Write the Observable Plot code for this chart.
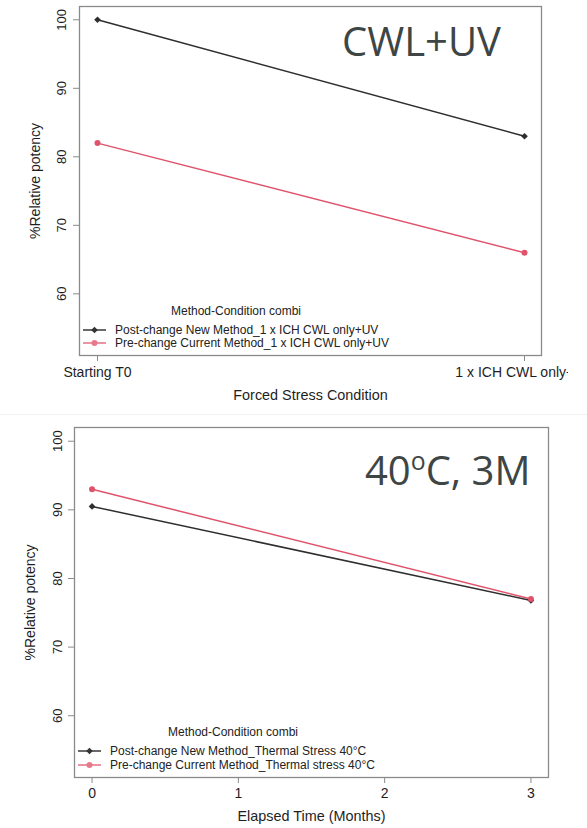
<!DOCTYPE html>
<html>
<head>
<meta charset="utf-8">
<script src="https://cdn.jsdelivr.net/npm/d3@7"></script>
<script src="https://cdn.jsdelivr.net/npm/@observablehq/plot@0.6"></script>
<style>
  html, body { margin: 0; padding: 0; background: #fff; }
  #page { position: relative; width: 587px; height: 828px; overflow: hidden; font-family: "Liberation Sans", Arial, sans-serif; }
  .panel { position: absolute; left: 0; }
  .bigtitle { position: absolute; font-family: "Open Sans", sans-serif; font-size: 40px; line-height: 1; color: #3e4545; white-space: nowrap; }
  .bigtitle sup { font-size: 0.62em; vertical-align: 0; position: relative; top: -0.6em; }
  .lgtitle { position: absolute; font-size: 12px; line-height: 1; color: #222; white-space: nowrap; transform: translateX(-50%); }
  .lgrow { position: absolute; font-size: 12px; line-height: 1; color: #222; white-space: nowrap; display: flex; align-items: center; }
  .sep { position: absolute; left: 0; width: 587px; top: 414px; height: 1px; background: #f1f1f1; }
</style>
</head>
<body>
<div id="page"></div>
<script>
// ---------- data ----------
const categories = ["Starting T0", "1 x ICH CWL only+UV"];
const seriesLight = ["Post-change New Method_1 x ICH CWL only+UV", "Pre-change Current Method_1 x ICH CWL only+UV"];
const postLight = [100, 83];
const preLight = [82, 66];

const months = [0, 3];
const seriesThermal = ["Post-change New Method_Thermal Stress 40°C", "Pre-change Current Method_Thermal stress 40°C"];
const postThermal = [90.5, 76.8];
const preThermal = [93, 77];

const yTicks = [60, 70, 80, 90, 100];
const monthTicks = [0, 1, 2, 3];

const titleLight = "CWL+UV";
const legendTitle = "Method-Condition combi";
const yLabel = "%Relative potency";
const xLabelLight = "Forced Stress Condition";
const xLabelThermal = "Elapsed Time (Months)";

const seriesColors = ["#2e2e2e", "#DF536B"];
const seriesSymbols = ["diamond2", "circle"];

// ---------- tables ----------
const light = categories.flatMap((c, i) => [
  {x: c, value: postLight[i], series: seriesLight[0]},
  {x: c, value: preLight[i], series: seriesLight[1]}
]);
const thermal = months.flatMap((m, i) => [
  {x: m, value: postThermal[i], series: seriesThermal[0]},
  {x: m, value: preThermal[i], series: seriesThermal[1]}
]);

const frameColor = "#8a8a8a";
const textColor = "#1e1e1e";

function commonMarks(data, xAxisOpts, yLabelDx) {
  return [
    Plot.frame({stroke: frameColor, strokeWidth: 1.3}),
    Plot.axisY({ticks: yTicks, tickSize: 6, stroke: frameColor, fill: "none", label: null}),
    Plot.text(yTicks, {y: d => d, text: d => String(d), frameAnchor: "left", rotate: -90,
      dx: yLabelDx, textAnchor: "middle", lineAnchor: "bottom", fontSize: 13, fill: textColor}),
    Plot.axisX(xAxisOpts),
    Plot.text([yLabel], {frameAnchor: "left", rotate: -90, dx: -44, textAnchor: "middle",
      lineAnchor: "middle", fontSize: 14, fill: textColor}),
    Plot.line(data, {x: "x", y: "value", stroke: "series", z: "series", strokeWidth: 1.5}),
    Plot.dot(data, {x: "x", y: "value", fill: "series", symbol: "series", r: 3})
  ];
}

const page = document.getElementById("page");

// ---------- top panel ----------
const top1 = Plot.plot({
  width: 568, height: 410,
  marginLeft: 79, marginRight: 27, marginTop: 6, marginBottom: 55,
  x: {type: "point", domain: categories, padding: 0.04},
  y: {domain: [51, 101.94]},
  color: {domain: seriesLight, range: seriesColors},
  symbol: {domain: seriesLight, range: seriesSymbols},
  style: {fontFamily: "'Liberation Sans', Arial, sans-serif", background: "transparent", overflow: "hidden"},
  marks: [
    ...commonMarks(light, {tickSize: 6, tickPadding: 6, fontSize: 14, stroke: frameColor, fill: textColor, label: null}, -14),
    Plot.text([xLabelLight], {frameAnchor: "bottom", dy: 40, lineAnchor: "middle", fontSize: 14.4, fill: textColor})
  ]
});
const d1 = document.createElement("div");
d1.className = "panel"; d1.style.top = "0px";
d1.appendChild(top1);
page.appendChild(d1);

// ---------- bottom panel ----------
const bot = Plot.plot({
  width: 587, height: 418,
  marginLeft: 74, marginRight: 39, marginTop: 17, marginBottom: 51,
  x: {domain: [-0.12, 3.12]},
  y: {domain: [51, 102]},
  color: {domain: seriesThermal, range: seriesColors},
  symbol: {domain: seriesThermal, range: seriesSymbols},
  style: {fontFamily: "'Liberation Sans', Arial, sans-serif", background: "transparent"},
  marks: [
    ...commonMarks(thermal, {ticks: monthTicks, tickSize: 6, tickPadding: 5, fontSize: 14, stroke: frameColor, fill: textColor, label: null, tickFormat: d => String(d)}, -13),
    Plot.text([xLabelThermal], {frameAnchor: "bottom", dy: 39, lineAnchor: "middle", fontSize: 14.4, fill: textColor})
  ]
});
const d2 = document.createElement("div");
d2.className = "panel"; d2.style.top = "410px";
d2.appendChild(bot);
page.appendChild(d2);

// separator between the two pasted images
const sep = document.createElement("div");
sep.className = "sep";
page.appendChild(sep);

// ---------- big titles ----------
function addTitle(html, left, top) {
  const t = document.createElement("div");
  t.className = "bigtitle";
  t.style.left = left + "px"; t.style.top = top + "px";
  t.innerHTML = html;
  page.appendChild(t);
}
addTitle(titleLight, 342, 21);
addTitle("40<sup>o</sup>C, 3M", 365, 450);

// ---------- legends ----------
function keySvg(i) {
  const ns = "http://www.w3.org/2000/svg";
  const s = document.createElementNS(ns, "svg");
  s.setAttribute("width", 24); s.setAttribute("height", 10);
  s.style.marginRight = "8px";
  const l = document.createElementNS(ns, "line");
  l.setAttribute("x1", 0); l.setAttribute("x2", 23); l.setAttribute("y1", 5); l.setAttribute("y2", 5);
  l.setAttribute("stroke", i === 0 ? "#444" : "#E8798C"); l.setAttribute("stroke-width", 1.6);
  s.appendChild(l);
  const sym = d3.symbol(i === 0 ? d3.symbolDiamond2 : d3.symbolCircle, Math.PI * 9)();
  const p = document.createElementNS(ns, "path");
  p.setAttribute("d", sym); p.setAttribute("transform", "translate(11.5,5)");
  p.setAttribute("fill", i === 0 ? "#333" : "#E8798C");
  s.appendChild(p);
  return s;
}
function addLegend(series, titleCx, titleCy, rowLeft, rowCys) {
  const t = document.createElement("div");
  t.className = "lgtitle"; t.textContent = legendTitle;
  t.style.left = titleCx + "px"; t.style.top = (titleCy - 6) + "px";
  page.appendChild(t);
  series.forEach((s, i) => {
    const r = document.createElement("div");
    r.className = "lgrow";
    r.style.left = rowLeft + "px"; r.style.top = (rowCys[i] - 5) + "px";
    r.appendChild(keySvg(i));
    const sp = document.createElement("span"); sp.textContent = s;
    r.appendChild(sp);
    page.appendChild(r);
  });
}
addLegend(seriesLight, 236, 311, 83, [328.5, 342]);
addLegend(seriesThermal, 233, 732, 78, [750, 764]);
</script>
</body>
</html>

.....

Without including any pictures, print all of the material exactly as given.

Write the Observable Plot code for this chart.
<!DOCTYPE html>
<html>
<head>
<meta charset="utf-8">
<script src="https://cdn.jsdelivr.net/npm/d3@7"></script>
<script src="https://cdn.jsdelivr.net/npm/@observablehq/plot@0.6"></script>
<style>
  html, body { margin: 0; padding: 0; background: #fff; }
  #page { position: relative; width: 587px; height: 828px; overflow: hidden; font-family: "Liberation Sans", Arial, sans-serif; }
  .panel { position: absolute; left: 0; }
  .bigtitle { position: absolute; font-family: "Open Sans", sans-serif; font-size: 40px; line-height: 1; color: #3e4545; white-space: nowrap; }
  .bigtitle sup { font-size: 0.62em; vertical-align: 0; position: relative; top: -0.6em; }
  .lgtitle { position: absolute; font-size: 12px; line-height: 1; color: #222; white-space: nowrap; transform: translateX(-50%); }
  .lgrow { position: absolute; font-size: 12px; line-height: 1; color: #222; white-space: nowrap; display: flex; align-items: center; }
  .sep { position: absolute; left: 0; width: 587px; top: 414px; height: 1px; background: #f1f1f1; }
</style>
</head>
<body>
<div id="page"></div>
<script>
// ---------- data ----------
const categories = ["Starting T0", "1 x ICH CWL only+UV"];
const seriesLight = ["Post-change New Method_1 x ICH CWL only+UV", "Pre-change Current Method_1 x ICH CWL only+UV"];
const postLight = [100, 83];
const preLight = [82, 66];

const months = [0, 3];
const seriesThermal = ["Post-change New Method_Thermal Stress 40°C", "Pre-change Current Method_Thermal stress 40°C"];
const postThermal = [90.5, 76.8];
const preThermal = [93, 77];

const yTicks = [60, 70, 80, 90, 100];
const monthTicks = [0, 1, 2, 3];

const titleLight = "CWL+UV";
const legendTitle = "Method-Condition combi";
const yLabel = "%Relative potency";
const xLabelLight = "Forced Stress Condition";
const xLabelThermal = "Elapsed Time (Months)";

const seriesColors = ["#2e2e2e", "#DF536B"];
const seriesSymbols = ["diamond2", "circle"];

// ---------- tables ----------
const light = categories.flatMap((c, i) => [
  {x: c, value: postLight[i], series: seriesLight[0]},
  {x: c, value: preLight[i], series: seriesLight[1]}
]);
const thermal = months.flatMap((m, i) => [
  {x: m, value: postThermal[i], series: seriesThermal[0]},
  {x: m, value: preThermal[i], series: seriesThermal[1]}
]);

const frameColor = "#8a8a8a";
const textColor = "#1e1e1e";

function commonMarks(data, xAxisOpts, yLabelDx) {
  return [
    Plot.frame({stroke: frameColor, strokeWidth: 1.3}),
    Plot.axisY({ticks: yTicks, tickSize: 6, stroke: frameColor, fill: "none", label: null}),
    Plot.text(yTicks, {y: d => d, text: d => String(d), frameAnchor: "left", rotate: -90,
      dx: yLabelDx, textAnchor: "middle", lineAnchor: "bottom", fontSize: 13, fill: textColor}),
    Plot.axisX(xAxisOpts),
    Plot.text([yLabel], {frameAnchor: "left", rotate: -90, dx: -44, textAnchor: "middle",
      lineAnchor: "middle", fontSize: 14, fill: textColor}),
    Plot.line(data, {x: "x", y: "value", stroke: "series", z: "series", strokeWidth: 1.5}),
    Plot.dot(data, {x: "x", y: "value", fill: "series", symbol: "series", r: 3})
  ];
}

const page = document.getElementById("page");

// ---------- top panel ----------
const top1 = Plot.plot({
  width: 568, height: 410,
  marginLeft: 79, marginRight: 27, marginTop: 6, marginBottom: 55,
  x: {type: "point", domain: categories, padding: 0.04},
  y: {domain: [51, 101.94]},
  color: {domain: seriesLight, range: seriesColors},
  symbol: {domain: seriesLight, range: seriesSymbols},
  style: {fontFamily: "'Liberation Sans', Arial, sans-serif", background: "transparent", overflow: "hidden"},
  marks: [
    ...commonMarks(light, {tickSize: 6, tickPadding: 6, fontSize: 14, stroke: frameColor, fill: textColor, label: null}, -14),
    Plot.text([xLabelLight], {frameAnchor: "bottom", dy: 40, lineAnchor: "middle", fontSize: 14.4, fill: textColor})
  ]
});
const d1 = document.createElement("div");
d1.className = "panel"; d1.style.top = "0px";
d1.appendChild(top1);
page.appendChild(d1);

// ---------- bottom panel ----------
const bot = Plot.plot({
  width: 587, height: 418,
  marginLeft: 74, marginRight: 39, marginTop: 17, marginBottom: 51,
  x: {domain: [-0.12, 3.12]},
  y: {domain: [51, 102]},
  color: {domain: seriesThermal, range: seriesColors},
  symbol: {domain: seriesThermal, range: seriesSymbols},
  style: {fontFamily: "'Liberation Sans', Arial, sans-serif", background: "transparent"},
  marks: [
    ...commonMarks(thermal, {ticks: monthTicks, tickSize: 6, tickPadding: 5, fontSize: 14, stroke: frameColor, fill: textColor, label: null, tickFormat: d => String(d)}, -13),
    Plot.text([xLabelThermal], {frameAnchor: "bottom", dy: 39, lineAnchor: "middle", fontSize: 14.4, fill: textColor})
  ]
});
const d2 = document.createElement("div");
d2.className = "panel"; d2.style.top = "410px";
d2.appendChild(bot);
page.appendChild(d2);

// separator between the two pasted images
const sep = document.createElement("div");
sep.className = "sep";
page.appendChild(sep);

// ---------- big titles ----------
function addTitle(html, left, top) {
  const t = document.createElement("div");
  t.className = "bigtitle";
  t.style.left = left + "px"; t.style.top = top + "px";
  t.innerHTML = html;
  page.appendChild(t);
}
addTitle(titleLight, 342, 21);
addTitle("40<sup>o</sup>C, 3M", 365, 450);

// ---------- legends ----------
function keySvg(i) {
  const ns = "http://www.w3.org/2000/svg";
  const s = document.createElementNS(ns, "svg");
  s.setAttribute("width", 24); s.setAttribute("height", 10);
  s.style.marginRight = "8px";
  const l = document.createElementNS(ns, "line");
  l.setAttribute("x1", 0); l.setAttribute("x2", 23); l.setAttribute("y1", 5); l.setAttribute("y2", 5);
  l.setAttribute("stroke", i === 0 ? "#444" : "#E8798C"); l.setAttribute("stroke-width", 1.6);
  s.appendChild(l);
  const sym = d3.symbol(i === 0 ? d3.symbolDiamond2 : d3.symbolCircle, Math.PI * 9)();
  const p = document.createElementNS(ns, "path");
  p.setAttribute("d", sym); p.setAttribute("transform", "translate(11.5,5)");
  p.setAttribute("fill", i === 0 ? "#333" : "#E8798C");
  s.appendChild(p);
  return s;
}
function addLegend(series, titleCx, titleCy, rowLeft, rowCys) {
  const t = document.createElement("div");
  t.className = "lgtitle"; t.textContent = legendTitle;
  t.style.left = titleCx + "px"; t.style.top = (titleCy - 6) + "px";
  page.appendChild(t);
  series.forEach((s, i) => {
    const r = document.createElement("div");
    r.className = "lgrow";
    r.style.left = rowLeft + "px"; r.style.top = (rowCys[i] - 5) + "px";
    r.appendChild(keySvg(i));
    const sp = document.createElement("span"); sp.textContent = s;
    r.appendChild(sp);
    page.appendChild(r);
  });
}
addLegend(seriesLight, 236, 311, 83, [328.5, 342]);
addLegend(seriesThermal, 233, 732, 78, [750, 764]);
</script>
</body>
</html>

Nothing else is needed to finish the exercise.